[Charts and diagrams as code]

________

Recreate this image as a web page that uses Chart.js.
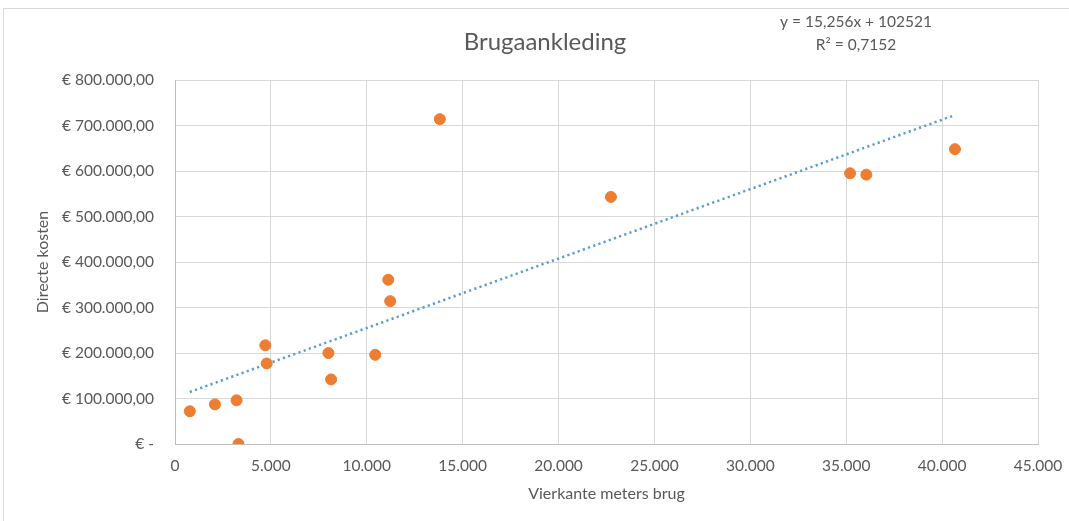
<!DOCTYPE html>
<html>
<head>
<meta charset="utf-8">
<script src="https://cdn.jsdelivr.net/npm/chart.js@4"></script>
<style>
  html, body { margin: 0; padding: 0; background: #fff; }
  #wrap { width: 1069px; height: 521px; position: relative; }
</style>
</head>
<body>
<div id="wrap"><canvas id="grafiek"></canvas></div>
<script>
// ========== DATA ==========
const vierkanteMeters = [773, 2080, 3210, 3310, 4710, 4780, 8000, 8140, 10440, 11120, 11220, 13810, 22730, 35200, 36050, 40670];
const directeKosten = [72000, 87000, 96000, 0, 217000, 177000, 200000, 142000, 196000, 361000, 314000, 714000, 543000, 595000, 592000, 648000];

// trendlijn zoals in Excel weergegeven
const helling = 15.256;
const snijpunt = 102521;
const vergelijking = ['y = 15,256x + 102521', 'R² = 0,7152'];
const titel = 'Brugaankleding';

const xTicks = { min: 0, max: 45000, step: 5000 };
const yTicks = { min: 0, max: 800000, step: 100000 };

const FONT = 'Lato, "Open Sans", sans-serif';
const GRIJS = '#595959';

// ========== HULPFUNCTIES ==========
function duizendtal(n) {
  return String(Math.round(n)).replace(/\B(?=(\d{3})+(?!\d))/g, '.');
}
function euro(n) {
  if (n === 0) return '€ -';
  return '€ ' + duizendtal(n) + ',00';
}

const punten = vierkanteMeters.map((x, i) => ({ x: x, y: directeKosten[i] }));
const xMin = Math.min(...vierkanteMeters);
const xMax = Math.max(...vierkanteMeters);
const trendlijn = [xMin, xMax].map(x => ({ x: x, y: helling * x + snijpunt }));

// kader, titel en vergelijking tekenen
const extras = {
  id: 'extras',
  beforeDraw(chart) {
    const ctx = chart.ctx;
    ctx.save();
    ctx.strokeStyle = '#D9D9D9';
    ctx.lineWidth = 1;
    ctx.strokeRect(3.5, 8.5, 2000, 2000);
    ctx.restore();
  },
  afterDraw(chart) {
    const ctx = chart.ctx;
    ctx.save();
    ctx.fillStyle = GRIJS;
    ctx.textAlign = 'center';
    ctx.textBaseline = 'middle';
    ctx.font = '24px ' + FONT;
    ctx.fillText(titel, 545, 42);
    ctx.font = '15.5px ' + FONT;
    ctx.fillText(vergelijking[0], 856, 22);
    ctx.fillText(vergelijking[1], 856, 45);
    ctx.restore();
  }
};

new Chart(document.getElementById('grafiek'), {
  type: 'scatter',
  data: {
    datasets: [
      {
        label: 'Directe kosten',
        data: punten,
        backgroundColor: '#ED7D31',
        borderColor: '#ED7D31',
        pointRadius: 5.5,
        pointHoverRadius: 5.5,
        order: 1
      },
      {
        type: 'line',
        label: 'Trendlijn',
        data: trendlijn,
        borderColor: '#5B9BD5',
        borderWidth: 2.5,
        borderDash: [2.2, 3.3],
        pointRadius: 0,
        fill: false,
        order: 2
      }
    ]
  },
  plugins: [extras],
  options: {
    responsive: true,
    maintainAspectRatio: false,
    animation: false,
    layout: { padding: { left: 0, right: 31, top: 80, bottom: 0 } },
    plugins: {
      legend: { display: false },
      tooltip: { enabled: false },
      title: { display: false }
    },
    scales: {
      x: {
        type: 'linear',
        min: xTicks.min,
        max: xTicks.max,
        afterFit(scale) {
          scale.height = 77;
          scale.paddingLeft = 0;
          scale.paddingRight = 0;
        },
        ticks: {
          stepSize: xTicks.step,
          color: GRIJS,
          font: { family: FONT, size: 15.5 },
          padding: 13,
          callback: v => duizendtal(v)
        },
        grid: { color: '#D9D9D9', drawTicks: false },
        border: { color: '#BFBFBF' },
        title: {
          display: true,
          text: 'Vierkante meters brug',
          color: GRIJS,
          font: { family: FONT, size: 16 },
          padding: { bottom: 17.4 }
        }
      },
      y: {
        type: 'linear',
        min: yTicks.min,
        max: yTicks.max,
        afterFit(scale) {
          scale.width = 175;
          scale.paddingTop = 0;
          scale.paddingBottom = 0;
        },
        ticks: {
          stepSize: yTicks.step,
          color: GRIJS,
          font: { family: FONT, size: 15.5 },
          padding: 21,
          callback: v => euro(v)
        },
        grid: { color: '#D9D9D9', drawTicks: false },
        border: { color: '#BFBFBF' },
        title: {
          display: true,
          text: 'Directe kosten',
          color: GRIJS,
          font: { family: FONT, size: 16 },
          padding: { top: 33.4 }
        }
      }
    }
  }
});
</script>
</body>
</html>
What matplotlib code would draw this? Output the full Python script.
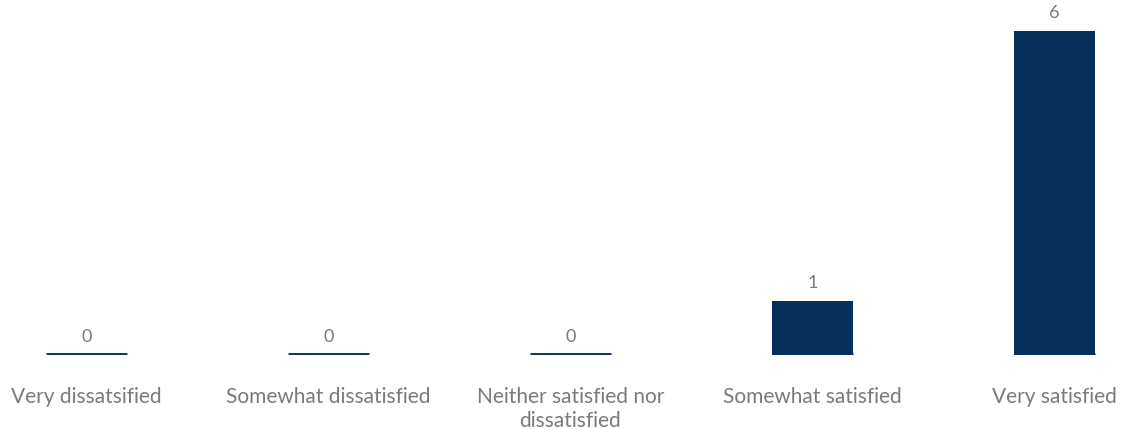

________

Given task =>
Leave out the pictures and copy the rest of the material above exactly.

Solution to this task =>
Recreate this image as a web page that uses Chart.js.
<!DOCTYPE html>
<html>
<head>
<meta charset="utf-8">
<script src="https://cdn.jsdelivr.net/npm/chart.js@4"></script>
<style>
  html, body { margin: 0; padding: 0; background: #fff; }
  #wrap { width: 1069px; height: 521px; position: relative; }
</style>
</head>
<body>
<div id="wrap"><canvas id="grafiek"></canvas></div>
<script>
// ========== DATA ==========
const vierkanteMeters = [773, 2080, 3210, 3310, 4710, 4780, 8000, 8140, 10440, 11120, 11220, 13810, 22730, 35200, 36050, 40670];
const directeKosten = [72000, 87000, 96000, 0, 217000, 177000, 200000, 142000, 196000, 361000, 314000, 714000, 543000, 595000, 592000, 648000];

// trendlijn zoals in Excel weergegeven
const helling = 15.256;
const snijpunt = 102521;
const vergelijking = ['y = 15,256x + 102521', 'R² = 0,7152'];
const titel = 'Brugaankleding';

const xTicks = { min: 0, max: 45000, step: 5000 };
const yTicks = { min: 0, max: 800000, step: 100000 };

const FONT = 'Lato, "Open Sans", sans-serif';
const GRIJS = '#595959';

// ========== HULPFUNCTIES ==========
function duizendtal(n) {
  return String(Math.round(n)).replace(/\B(?=(\d{3})+(?!\d))/g, '.');
}
function euro(n) {
  if (n === 0) return '€ -';
  return '€ ' + duizendtal(n) + ',00';
}

const punten = vierkanteMeters.map((x, i) => ({ x: x, y: directeKosten[i] }));
const xMin = Math.min(...vierkanteMeters);
const xMax = Math.max(...vierkanteMeters);
const trendlijn = [xMin, xMax].map(x => ({ x: x, y: helling * x + snijpunt }));

// kader, titel en vergelijking tekenen
const extras = {
  id: 'extras',
  beforeDraw(chart) {
    const ctx = chart.ctx;
    ctx.save();
    ctx.strokeStyle = '#D9D9D9';
    ctx.lineWidth = 1;
    ctx.strokeRect(3.5, 8.5, 2000, 2000);
    ctx.restore();
  },
  afterDraw(chart) {
    const ctx = chart.ctx;
    ctx.save();
    ctx.fillStyle = GRIJS;
    ctx.textAlign = 'center';
    ctx.textBaseline = 'middle';
    ctx.font = '24px ' + FONT;
    ctx.fillText(titel, 545, 42);
    ctx.font = '15.5px ' + FONT;
    ctx.fillText(vergelijking[0], 856, 22);
    ctx.fillText(vergelijking[1], 856, 45);
    ctx.restore();
  }
};

new Chart(document.getElementById('grafiek'), {
  type: 'scatter',
  data: {
    datasets: [
      {
        label: 'Directe kosten',
        data: punten,
        backgroundColor: '#ED7D31',
        borderColor: '#ED7D31',
        pointRadius: 5.5,
        pointHoverRadius: 5.5,
        order: 1
      },
      {
        type: 'line',
        label: 'Trendlijn',
        data: trendlijn,
        borderColor: '#5B9BD5',
        borderWidth: 2.5,
        borderDash: [2.2, 3.3],
        pointRadius: 0,
        fill: false,
        order: 2
      }
    ]
  },
  plugins: [extras],
  options: {
    responsive: true,
    maintainAspectRatio: false,
    animation: false,
    layout: { padding: { left: 0, right: 31, top: 80, bottom: 0 } },
    plugins: {
      legend: { display: false },
      tooltip: { enabled: false },
      title: { display: false }
    },
    scales: {
      x: {
        type: 'linear',
        min: xTicks.min,
        max: xTicks.max,
        afterFit(scale) {
          scale.height = 77;
          scale.paddingLeft = 0;
          scale.paddingRight = 0;
        },
        ticks: {
          stepSize: xTicks.step,
          color: GRIJS,
          font: { family: FONT, size: 15.5 },
          padding: 13,
          callback: v => duizendtal(v)
        },
        grid: { color: '#D9D9D9', drawTicks: false },
        border: { color: '#BFBFBF' },
        title: {
          display: true,
          text: 'Vierkante meters brug',
          color: GRIJS,
          font: { family: FONT, size: 16 },
          padding: { bottom: 17.4 }
        }
      },
      y: {
        type: 'linear',
        min: yTicks.min,
        max: yTicks.max,
        afterFit(scale) {
          scale.width = 175;
          scale.paddingTop = 0;
          scale.paddingBottom = 0;
        },
        ticks: {
          stepSize: yTicks.step,
          color: GRIJS,
          font: { family: FONT, size: 15.5 },
          padding: 21,
          callback: v => euro(v)
        },
        grid: { color: '#D9D9D9', drawTicks: false },
        border: { color: '#BFBFBF' },
        title: {
          display: true,
          text: 'Directe kosten',
          color: GRIJS,
          font: { family: FONT, size: 16 },
          padding: { top: 33.4 }
        }
      }
    }
  }
});
</script>
</body>
</html>
What matplotlib code would draw this? Output the full Python script.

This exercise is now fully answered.